Claire Parfait, The Publishing History of Uncle Tom’s Cabin, 1852-2002
Aldershot, Ashgate, 2007, VIII-269 p. ISBN 978-0-7546-5514-5
Marie-Françoise CACHIN
Paris
Écrire l’histoire éditoriale d’un livre sur plus d’un siècle et demi est une entreprise de taille à laquelle s’est consacrée Claire Parfait, professeur de civilisation américaine à l’université de Paris 13 et chercheuse en histoire de l’édition américaine.
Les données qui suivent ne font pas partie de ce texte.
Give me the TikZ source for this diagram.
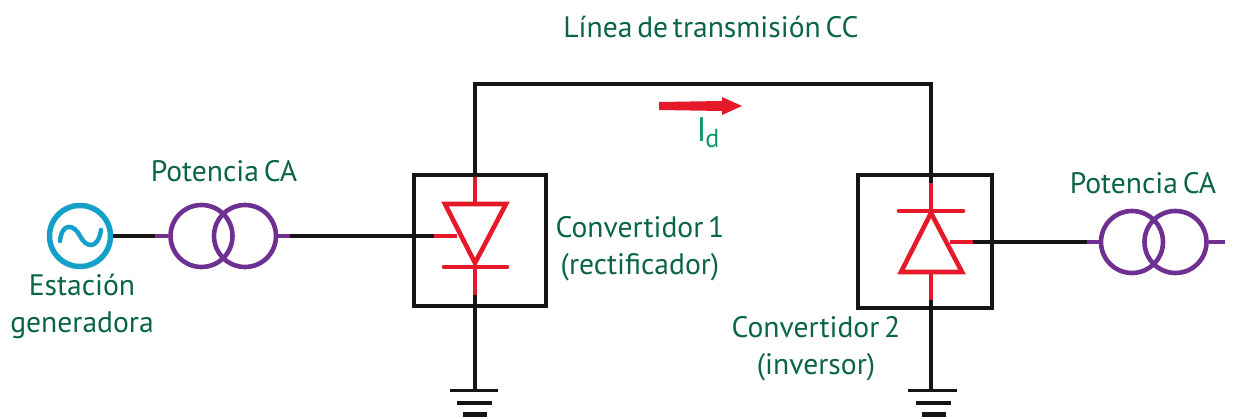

Choisir comme objet d’étude La Case de l’Oncle Tom d’Harriet Beecher-Stowe, c’est, selon la remarque de l’historien américain Ezra Greenspan en quatrième de couverture, choisir le roman américain le mieux à même de se prêter à un tel travail, puisque sa publication a été à l’époque un événement national et depuis un baromètre du climat en matière de relations raciales. Mais l’intérêt de l’ouvrage va bien au-delà du simple récit chronologique des différentes éditions du livre de Stowe, en raison du mode d’investigation multiple de Claire Parfait, qui se situe dans une tradition d’histoire du livre à la française où se font sentir les influences de Roger Chartier et de Gérard Genette. Elle se situe également dans une perspective de bibliographie à l’anglo-saxonne, telle celle définie par D. F. McKenzie dans La Bibliographie et la sociologie des textes22. L’objectif du livre est en effet de retracer la manière dont La Case de l’Oncle Tom a été présenté et reçu par des générations d’Américains et dont ce best seller a survécu au fil des ans. Dans cette perspective, Claire Parfait replace l’auteur et le texte dans le contexte des éditions successives en s’intéressant particulièrement aux formes matérielles sous lesquelles l’ouvrage a été publié.
Après une introduction où cet objectif est clairement annoncé, The Publishing History of Uncle Tom’s Cabin, 1852-2002 se déploie en huit chapitres où Claire Parfait ne se contente pas, ce qui aurait pu être fastidieux, de recenser les éditions américaines successives du roman de Stowe, dont la liste très longue est donnée par ailleurs dans l’annexe II, avec pour chacune d’elles la date et le lieu de publication, le ou les éditeurs, la collection, le nombre de volumes et / ou de pages, les illustrations et leurs auteurs, et enfin des « notes » visant à signaler le chiffre des tirages, la présence ou l’absence de sous-titre, les éventuelles préfaces auctoriales ou allographes et les références des quelques éditions qui n’ont pu être examinées. Il n’y manque à mon avis que des indications de prix de vente du livre, certes mentionnées à l’intérieur du texte, mais leur présence dans ce tableau fort précieux aurait permis d’en suivre l’évolution au fil des ans.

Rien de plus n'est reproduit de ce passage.